Reader Matt Richards of Constant Wave, a vendor of signal-analysis software, reports on an area where standardized contracts could do some good:

I was at a spectrum sharing conference this week, and it seems like a target-rich environment for lawyers in general. However, someone commented that a lot of progress could be made by businesses making agreements between themselves with appropriate contracts, and thereby not waiting for the government to develop more regulations. That made me immediately think of you.

The problem is that most spectrum is unused, and yet there is a huge demand for spectrum. Typically, the licensees are afraid to sublicense their spectrum when they aren’t using it because they think it may be illegal and they are concerned about what recourse they would have if the other party interfered with their use. It was noted that contracts already address these sorts of issues every day in other areas.

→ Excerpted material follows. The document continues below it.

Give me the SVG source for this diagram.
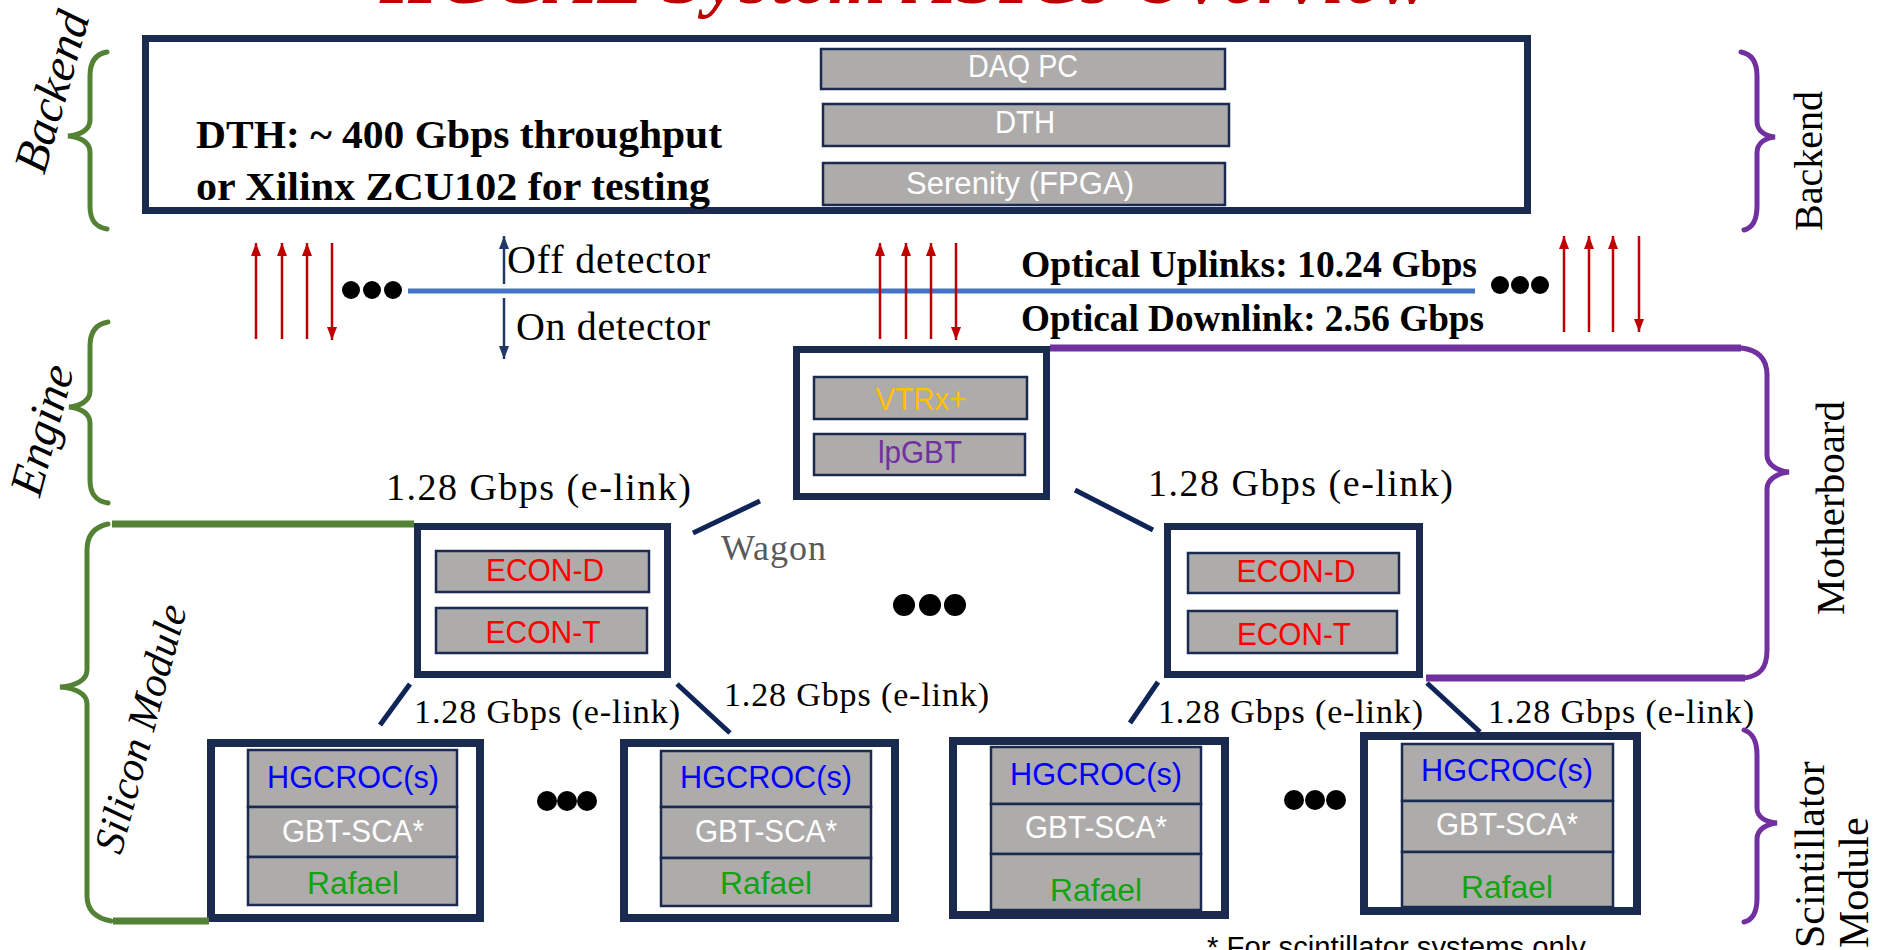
<svg xmlns="http://www.w3.org/2000/svg" width="1878" height="950" viewBox="0 0 1878 950">
  <defs>
    <style>
      .frame { fill: #ffffff; stroke: #1b2a4f; stroke-width: 7; }
      .mframe { fill: #ffffff; stroke: #1b2a4f; stroke-width: 8; }
      .chip { fill: #aeabab; stroke: #1b2a4f; stroke-width: 2.5; }
      .chipTxt { font-family: "Liberation Sans", Arial, sans-serif; font-size: 31px; text-anchor: middle; }
      .serif { font-family: "Liberation Serif", "Times New Roman", serif; fill: #000000; }
      .bold { font-weight: bold; }
      .ital { font-style: italic; }
      .up { stroke: #c00000; stroke-width: 2.5; fill: none; marker-end: url(#redHead); }
      .link { stroke: #0f2558; stroke-width: 5; fill: none; }
      .gBrace { fill: none; stroke: #548235; stroke-width: 5; stroke-linecap: round; }
      .pBrace { fill: none; stroke: #7030a0; stroke-width: 5; stroke-linecap: round; }
      .gArm { fill: none; stroke: #548235; stroke-width: 7; }
      .pArm { fill: none; stroke: #7030a0; stroke-width: 7; }
      .dot { fill: #000000; }
      .hg { fill: #0000ff; }
      .sca { fill: #ffffff; }
      .raf { fill: #12a312; }
      .econ { fill: #ff0000; }
    </style>
    <marker id="redHead" markerUnits="userSpaceOnUse" markerWidth="13" markerHeight="10" viewBox="0 0 13 10" refX="13" refY="5" orient="auto">
      <path d="M0,0 L13,5 L0,10 z" fill="#c00000"/>
    </marker>
    <marker id="navyHead" markerUnits="userSpaceOnUse" markerWidth="13" markerHeight="10" viewBox="0 0 13 10" refX="13" refY="5" orient="auto">
      <path d="M0,0 L13,5 L0,10 z" fill="#1f3864"/>
    </marker>
  </defs>

  <rect width="1878" height="950" fill="#ffffff"/>

  <!-- Title (top edge of the slide) -->
  <text id="title" x="380" y="3" class="serif bold ital" font-size="74" fill="#c00000" style="fill:#c00000" textLength="1050" lengthAdjust="spacing">HGCAL System ASICs Overview</text>

  <!-- Backend -->
  <g id="backend">
    <rect class="frame" x="145.5" y="38.5" width="1382" height="172"/>
    <text class="serif bold" x="196" y="148" font-size="40" textLength="526" lengthAdjust="spacingAndGlyphs">DTH: ~ 400 Gbps  throughput</text>
    <text class="serif bold" x="196" y="200" font-size="40" textLength="514" lengthAdjust="spacingAndGlyphs">or Xilinx  ZCU102 for testing</text>
    <g id="daq-pc">
      <rect class="chip" x="821" y="49" width="404" height="40"/>
      <text class="chipTxt sca" x="1023" y="77" textLength="110" lengthAdjust="spacingAndGlyphs">DAQ PC</text>
    </g>
    <g id="dth">
      <rect class="chip" x="823" y="104" width="406" height="42"/>
      <text class="chipTxt sca" x="1025" y="133" textLength="60" lengthAdjust="spacingAndGlyphs">DTH</text>
    </g>
    <g id="serenity">
      <rect class="chip" x="823" y="163" width="402" height="42"/>
      <text class="chipTxt sca" x="1020" y="194" textLength="228" lengthAdjust="spacingAndGlyphs">Serenity (FPGA)</text>
    </g>
  </g>

  <!-- Engine -->
  <g id="engine">
    <rect class="frame" x="796.5" y="349.5" width="250" height="147"/>
    <g id="vtrx">
      <rect class="chip" x="814" y="377" width="213" height="42"/>
      <text class="chipTxt" x="921" y="410" fill="#ffc000" textLength="91" lengthAdjust="spacingAndGlyphs">VTRx+</text>
    </g>
    <g id="lpgbt">
      <rect class="chip" x="814" y="434" width="211" height="41"/>
      <text class="chipTxt" x="920" y="463" fill="#7030a0" textLength="84" lengthAdjust="spacingAndGlyphs">lpGBT</text>
    </g>
  </g>

  <!-- Wagons -->
  <g id="wagon-left">
    <rect class="frame" x="417.5" y="526.5" width="250" height="148"/>
    <rect class="chip" x="436" y="551" width="213" height="41"/>
    <text class="chipTxt econ" x="545" y="581" textLength="118" lengthAdjust="spacingAndGlyphs">ECON-D</text>
    <rect class="chip" x="436" y="608" width="211" height="45"/>
    <text class="chipTxt econ" x="543" y="643" textLength="115" lengthAdjust="spacingAndGlyphs">ECON-T</text>
  </g>
  <g id="wagon-right">
    <rect class="frame" x="1167.5" y="526.5" width="252" height="148"/>
    <rect class="chip" x="1188" y="553" width="211" height="40"/>
    <text class="chipTxt econ" x="1296" y="582" textLength="119" lengthAdjust="spacingAndGlyphs">ECON-D</text>
    <rect class="chip" x="1188" y="611" width="209" height="42"/>
    <text class="chipTxt econ" x="1294" y="645" textLength="114" lengthAdjust="spacingAndGlyphs">ECON-T</text>
  </g>

  <!-- Front-end modules -->
  <g id="module-1">
    <rect class="mframe" x="211" y="743" width="269" height="175"/>
    <rect class="chip" x="248" y="750" width="209" height="57"/>
    <rect class="chip" x="248" y="807" width="209" height="50"/>
    <rect class="chip" x="248" y="857" width="209" height="48"/>
    <text class="chipTxt hg" x="353" y="788" textLength="172" lengthAdjust="spacingAndGlyphs">HGCROC(s)</text>
    <text class="chipTxt sca" x="353" y="842" textLength="142" lengthAdjust="spacingAndGlyphs">GBT-SCA*</text>
    <text class="chipTxt raf" x="353" y="894" textLength="92" lengthAdjust="spacingAndGlyphs">Rafael</text>
  </g>
  <g id="module-2">
    <rect class="mframe" x="624" y="743" width="271" height="175"/>
    <rect class="chip" x="661" y="751" width="210" height="56"/>
    <rect class="chip" x="661" y="807" width="210" height="51"/>
    <rect class="chip" x="661" y="858" width="210" height="48"/>
    <text class="chipTxt hg" x="766" y="788" textLength="172" lengthAdjust="spacingAndGlyphs">HGCROC(s)</text>
    <text class="chipTxt sca" x="766" y="842" textLength="142" lengthAdjust="spacingAndGlyphs">GBT-SCA*</text>
    <text class="chipTxt raf" x="766" y="894" textLength="92" lengthAdjust="spacingAndGlyphs">Rafael</text>
  </g>
  <g id="module-3">
    <rect class="mframe" x="953" y="741" width="272" height="174"/>
    <rect class="chip" x="991" y="747" width="210" height="57"/>
    <rect class="chip" x="991" y="804" width="210" height="50"/>
    <rect class="chip" x="991" y="854" width="210" height="56"/>
    <text class="chipTxt hg" x="1096" y="785" textLength="172" lengthAdjust="spacingAndGlyphs">HGCROC(s)</text>
    <text class="chipTxt sca" x="1096" y="838" textLength="142" lengthAdjust="spacingAndGlyphs">GBT-SCA*</text>
    <text class="chipTxt raf" x="1096" y="901" textLength="92" lengthAdjust="spacingAndGlyphs">Rafael</text>
  </g>
  <g id="module-4">
    <rect class="mframe" x="1364" y="736" width="273" height="175"/>
    <rect class="chip" x="1402" y="744" width="211" height="57"/>
    <rect class="chip" x="1402" y="801" width="211" height="51"/>
    <rect class="chip" x="1402" y="852" width="211" height="55"/>
    <text class="chipTxt hg" x="1507" y="781" textLength="172" lengthAdjust="spacingAndGlyphs">HGCROC(s)</text>
    <text class="chipTxt sca" x="1507" y="835" textLength="142" lengthAdjust="spacingAndGlyphs">GBT-SCA*</text>
    <text class="chipTxt raf" x="1507" y="898" textLength="92" lengthAdjust="spacingAndGlyphs">Rafael</text>
  </g>

  <!-- Connectors -->
  <g id="connectors">
    <!-- detector boundary -->
    <line x1="408" y1="291" x2="1475" y2="291" stroke="#4472c4" stroke-width="5"/>
    <line x1="504" y1="284" x2="504" y2="236" stroke="#1f3864" stroke-width="2.5" marker-end="url(#navyHead)"/>
    <line x1="504" y1="298" x2="504" y2="359" stroke="#1f3864" stroke-width="2.5" marker-end="url(#navyHead)"/>
    <!-- optical links -->
    <line class="up" x1="256" y1="339" x2="256" y2="243"/>
    <line class="up" x1="282" y1="339" x2="282" y2="243"/>
    <line class="up" x1="307" y1="339" x2="307" y2="243"/>
    <line class="up" x1="332" y1="243" x2="332" y2="340"/>
    <line class="up" x1="880" y1="339" x2="880" y2="243"/>
    <line class="up" x1="906" y1="339" x2="906" y2="243"/>
    <line class="up" x1="931" y1="339" x2="931" y2="243"/>
    <line class="up" x1="956" y1="243" x2="956" y2="340"/>
    <line class="up" x1="1564" y1="332" x2="1564" y2="236"/>
    <line class="up" x1="1589" y1="332" x2="1589" y2="236"/>
    <line class="up" x1="1613" y1="332" x2="1613" y2="236"/>
    <line class="up" x1="1639" y1="236" x2="1639" y2="332"/>
    <!-- e-links -->
    <line class="link" x1="760" y1="501" x2="693" y2="533"/>
    <line class="link" x1="1075" y1="490" x2="1153" y2="530"/>
    <line class="link" x1="410" y1="684" x2="380" y2="725"/>
    <line class="link" x1="677" y1="684" x2="730" y2="733"/>
    <line class="link" x1="1158" y1="682" x2="1130" y2="723"/>
    <line class="link" x1="1427" y1="683" x2="1480" y2="732"/>
  </g>

  <!-- Link labels -->
  <g id="labels">
    <text class="serif" x="507" y="273" font-size="40" textLength="203" lengthAdjust="spacing">Off detector</text>
    <text class="serif" x="516" y="340" font-size="40" textLength="194" lengthAdjust="spacing">On detector</text>
    <text class="serif bold" x="1021" y="277" font-size="38" textLength="456" lengthAdjust="spacingAndGlyphs">Optical Uplinks:  10.24 Gbps</text>
    <text class="serif bold" x="1021" y="331" font-size="38" textLength="463" lengthAdjust="spacingAndGlyphs">Optical Downlink: 2.56 Gbps</text>
    <text class="serif" x="386" y="500" font-size="38" textLength="305" lengthAdjust="spacing">1.28 Gbps  (e-link)</text>
    <text class="serif" x="1148" y="496" font-size="38" textLength="305" lengthAdjust="spacing">1.28 Gbps  (e-link)</text>
    <text class="serif" x="414" y="723" font-size="34" textLength="266" lengthAdjust="spacing">1.28 Gbps (e-link)</text>
    <text class="serif" x="724" y="706" font-size="34" textLength="265" lengthAdjust="spacing">1.28 Gbps (e-link)</text>
    <text class="serif" x="1158" y="723" font-size="34" textLength="265" lengthAdjust="spacing">1.28 Gbps (e-link)</text>
    <text class="serif" x="1488" y="723" font-size="34" textLength="266" lengthAdjust="spacing">1.28 Gbps (e-link)</text>
    <text class="serif" x="721" y="560" font-size="36" fill="#595959" style="fill:#595959" textLength="105" lengthAdjust="spacing">Wagon</text>
  </g>

  <!-- Ellipses -->
  <g id="ellipses">
    <circle class="dot" cx="351" cy="290" r="9"/>
    <circle class="dot" cx="372" cy="290" r="9"/>
    <circle class="dot" cx="393" cy="290" r="9"/>
    <circle class="dot" cx="1500" cy="285" r="9"/>
    <circle class="dot" cx="1520" cy="285" r="9"/>
    <circle class="dot" cx="1540" cy="285" r="9"/>
    <circle class="dot" cx="904" cy="605" r="11"/>
    <circle class="dot" cx="930" cy="605" r="11"/>
    <circle class="dot" cx="955" cy="605" r="11"/>
    <circle class="dot" cx="547" cy="801" r="10"/>
    <circle class="dot" cx="567" cy="801" r="10"/>
    <circle class="dot" cx="587" cy="801" r="10"/>
    <circle class="dot" cx="1294" cy="800" r="10"/>
    <circle class="dot" cx="1315" cy="800" r="10"/>
    <circle class="dot" cx="1336" cy="800" r="10"/>
  </g>

  <!-- Left-hand groupings -->
  <g id="group-backend-left">
    <path class="gBrace" d="M107,52 C95,54 90,62 90,76 L90,120 C90,130 80,135 68,136 C80,137 90,142 90,152 L90,206 C90,220 95,227 107,229"/>
    <text class="serif ital" x="67" y="96" font-size="48" text-anchor="middle" transform="rotate(-74 67 96)">Backend</text>
  </g>
  <g id="group-engine">
    <path class="gBrace" d="M108,322 C96,324 90,332 90,346 L90,391 C90,401 80,406 69,407 C80,408 90,413 90,423 L90,480 C90,494 96,501 108,503"/>
    <text class="serif ital" x="57" y="434" font-size="47" text-anchor="middle" transform="rotate(-75 57 434)">Engine</text>
  </g>
  <g id="group-silicon">
    <path class="gArm" d="M414,524 L112,524"/>
    <path class="gArm" d="M113,921 L209,921"/>
    <path class="gBrace" d="M108,524 C94,527 87,535 87,550 L87,670 C87,680 76,686 60,687 C76,688 87,694 87,704 L87,896 C87,910 95,918 111,921"/>
    <text class="serif ital" x="154" y="732" font-size="42" text-anchor="middle" transform="rotate(-75 154 732)">Silicon  Module</text>
  </g>

  <!-- Right-hand groupings -->
  <g id="group-backend-right">
    <path class="pBrace" d="M1741,52 C1752,54 1757,62 1757,76 L1757,121 C1757,131 1765,136 1775,137 C1765,138 1757,143 1757,153 L1757,206 C1757,220 1752,228 1744,230"/>
    <text class="serif" x="1822" y="161" font-size="40" text-anchor="middle" transform="rotate(-90 1822 161)">Backend</text>
  </g>
  <g id="group-motherboard">
    <path class="pArm" d="M1050,348 L1741,348"/>
    <path class="pArm" d="M1426,678 L1745,678"/>
    <path class="pBrace" d="M1741,348 C1760,350 1767,360 1767,375 L1767,455 C1767,465 1778,471 1789,472 C1778,473 1767,479 1767,489 L1767,650 C1767,668 1760,676 1744,678"/>
    <text class="serif" x="1844" y="508" font-size="41" text-anchor="middle" transform="rotate(-90 1844 508)">Motherboard</text>
  </g>
  <g id="group-scintillator">
    <path class="pBrace" d="M1744,730 C1753,733 1757,741 1757,755 L1757,808 C1757,818 1767,822 1777,823 C1767,824 1757,829 1757,839 L1757,898 C1757,912 1753,920 1744,922"/>
    <text class="serif" x="1824" y="948" font-size="42" transform="rotate(-90 1824 948)">Scintillator</text>
    <text class="serif" x="1868" y="948" font-size="42" transform="rotate(-90 1868 948)">Module</text>
  </g>

  <!-- Footnote -->
  <text id="footnote" x="1207" y="957" font-family="Liberation Sans, Arial, sans-serif" font-size="30" fill="#000000" textLength="379" lengthAdjust="spacingAndGlyphs">* For scintillator systems only</text>
</svg>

One example is a school district that broadcasts during school days. The spectrum is unused otherwise, the district could raise funds by leasing it (new ongoing revenue stream), and a business that would otherwise be shut out would be able to provide a service to customers. Seems like a win-win-win, but things are largely frozen, and a lack of trust was often cited as the culprit.

One presenter was the Peter Stanforth, the CTO and Founder of Spectrum Bridge, who is trying to create a secondary market for unused spectrum.

Feel free to pass this along to anyone who might be interested.

And, as always, thanks very much for your blog.